TO DO: Word for word, copy all the data and drop the pictures.

━━ RAW DATA

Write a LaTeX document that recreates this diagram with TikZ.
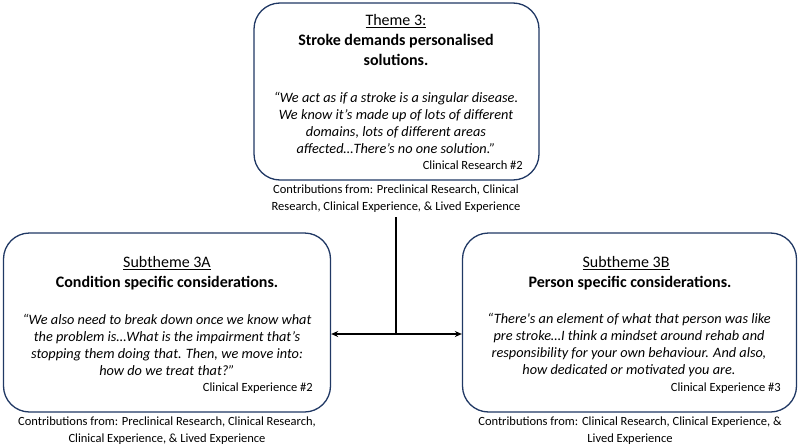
\documentclass[tikz,border=0pt]{standalone}
\usepackage{fontspec}
\setmainfont{Carlito}
\usepackage{tikz}
\usetikzlibrary{arrows.meta, positioning}
\definecolor{boxnavy}{HTML}{203864}

\begin{document}
\begin{tikzpicture}[x=1pt,y=-1pt,
    themebox/.style={draw=boxnavy, line width=1.3pt, rounded corners=26pt, fill=white, inner sep=0pt},
    heading/.style={inner sep=0pt, font=\fontsize{16}{20}\selectfont},
    title/.style={inner sep=0pt, align=center, font=\fontsize{16}{20}\selectfont\bfseries},
    quote/.style={inner sep=0pt, align=center, font=\fontsize{14.3}{17}\selectfont\itshape},
    source/.style={inner sep=0pt, anchor=east, font=\fontsize{12.5}{15}\selectfont},
    contrib/.style={inner sep=0pt, align=center, font=\fontsize{12.5}{17}\selectfont},
    link/.style={line width=2pt, black}]
    \useasboundingbox (0,0) rectangle (798,447);

    % main theme
    \node (theme) at (396.5,91.5)[themebox, minimum width=285pt, minimum height=177pt] {};
    \node (themehead) at (396,21)[heading] {\underline{Theme 3:}};
    \node (themetitle) at (396,50)[title] {Stroke demands personalised\\solutions.};
    \node (themequote) at (396,123)[quote] {“We act as if a stroke is a singular disease.\\We know it’s made up of lots of different\\domains, lots of different areas\\affected…There’s no one solution.”};
    \node (themesource) at (523,165)[source] {Clinical Research \#2};
    \node (themecontrib) at (396,199)[contrib] {Contributions from: Preclinical Research, Clinical\\Research, Clinical Experience, \& Lived Experience};

    % subtheme 3A
    \node (subA) at (167,322.5)[themebox, minimum width=327pt, minimum height=179pt] {};
    \node (subAhead) at (167,263)[heading] {\underline{Subtheme 3A}};
    \node (subAtitle) at (167,283)[title] {Condition specific considerations.};
    \node (subAquote) at (167,345)[quote] {“We also need to break down once we know what\\the problem is…What is the impairment that’s\\stopping them doing that. Then, we move into:\\how do we treat that?”};
    \node (subAsource) at (313,388)[source] {Clinical Experience \#2};
    \node (subAcontrib) at (167,431)[contrib] {Contributions from: Preclinical Research, Clinical Research,\\Clinical Experience, \& Lived Experience};

    % subtheme 3B
    \node (subB) at (629.5,322.5)[themebox, minimum width=334pt, minimum height=179pt] {};
    \node (subBhead) at (626,263)[heading] {\underline{Subtheme 3B}};
    \node (subBtitle) at (630,283)[title] {Person specific considerations.};
    \node (subBquote) at (629,345)[quote] {“There\textquotesingle s an element of what that person was like\\pre stroke…I think a mindset around rehab and\\responsibility for your own behaviour. And also,\\how dedicated or motivated you are.};
    \node (subBsource) at (781,388)[source] {Clinical Experience \#3};
    \node (subBcontrib) at (630,431)[contrib] {Contributions from: Clinical Research, Clinical Experience, \&\\Lived Experience};

    % connectors
    \coordinate (stem) at (396,217);
    \coordinate (split) at (396,334);
    \draw[link] (stem) -- (split);
    \draw[link, -{Stealth[length=7pt, width=6pt]}] (split) -- (split -| subA.east);
    \draw[link, -{Stealth[length=7pt, width=6pt]}] (split) -- (split -| subB.west);
\end{tikzpicture}
\end{document}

━━━━

RESULT OF THIS TASK:
Write a LaTeX document that recreates this diagram with TikZ.
\documentclass[tikz,border=0pt]{standalone}
\usepackage{fontspec}
\setmainfont{Carlito}
\usepackage{tikz}
\usetikzlibrary{arrows.meta, positioning}
\definecolor{boxnavy}{HTML}{203864}

\begin{document}
\begin{tikzpicture}[x=1pt,y=-1pt,
    themebox/.style={draw=boxnavy, line width=1.3pt, rounded corners=26pt, fill=white, inner sep=0pt},
    heading/.style={inner sep=0pt, font=\fontsize{16}{20}\selectfont},
    title/.style={inner sep=0pt, align=center, font=\fontsize{16}{20}\selectfont\bfseries},
    quote/.style={inner sep=0pt, align=center, font=\fontsize{14.3}{17}\selectfont\itshape},
    source/.style={inner sep=0pt, anchor=east, font=\fontsize{12.5}{15}\selectfont},
    contrib/.style={inner sep=0pt, align=center, font=\fontsize{12.5}{17}\selectfont},
    link/.style={line width=2pt, black}]
    \useasboundingbox (0,0) rectangle (798,447);

    % main theme
    \node (theme) at (396.5,91.5)[themebox, minimum width=285pt, minimum height=177pt] {};
    \node (themehead) at (396,21)[heading] {\underline{Theme 3:}};
    \node (themetitle) at (396,50)[title] {Stroke demands personalised\\solutions.};
    \node (themequote) at (396,123)[quote] {“We act as if a stroke is a singular disease.\\We know it’s made up of lots of different\\domains, lots of different areas\\affected…There’s no one solution.”};
    \node (themesource) at (523,165)[source] {Clinical Research \#2};
    \node (themecontrib) at (396,199)[contrib] {Contributions from: Preclinical Research, Clinical\\Research, Clinical Experience, \& Lived Experience};

    % subtheme 3A
    \node (subA) at (167,322.5)[themebox, minimum width=327pt, minimum height=179pt] {};
    \node (subAhead) at (167,263)[heading] {\underline{Subtheme 3A}};
    \node (subAtitle) at (167,283)[title] {Condition specific considerations.};
    \node (subAquote) at (167,345)[quote] {“We also need to break down once we know what\\the problem is…What is the impairment that’s\\stopping them doing that. Then, we move into:\\how do we treat that?”};
    \node (subAsource) at (313,388)[source] {Clinical Experience \#2};
    \node (subAcontrib) at (167,431)[contrib] {Contributions from: Preclinical Research, Clinical Research,\\Clinical Experience, \& Lived Experience};

    % subtheme 3B
    \node (subB) at (629.5,322.5)[themebox, minimum width=334pt, minimum height=179pt] {};
    \node (subBhead) at (626,263)[heading] {\underline{Subtheme 3B}};
    \node (subBtitle) at (630,283)[title] {Person specific considerations.};
    \node (subBquote) at (629,345)[quote] {“There\textquotesingle s an element of what that person was like\\pre stroke…I think a mindset around rehab and\\responsibility for your own behaviour. And also,\\how dedicated or motivated you are.};
    \node (subBsource) at (781,388)[source] {Clinical Experience \#3};
    \node (subBcontrib) at (630,431)[contrib] {Contributions from: Clinical Research, Clinical Experience, \&\\Lived Experience};

    % connectors
    \coordinate (stem) at (396,217);
    \coordinate (split) at (396,334);
    \draw[link] (stem) -- (split);
    \draw[link, -{Stealth[length=7pt, width=6pt]}] (split) -- (split -| subA.east);
    \draw[link, -{Stealth[length=7pt, width=6pt]}] (split) -- (split -| subB.west);
\end{tikzpicture}
\end{document}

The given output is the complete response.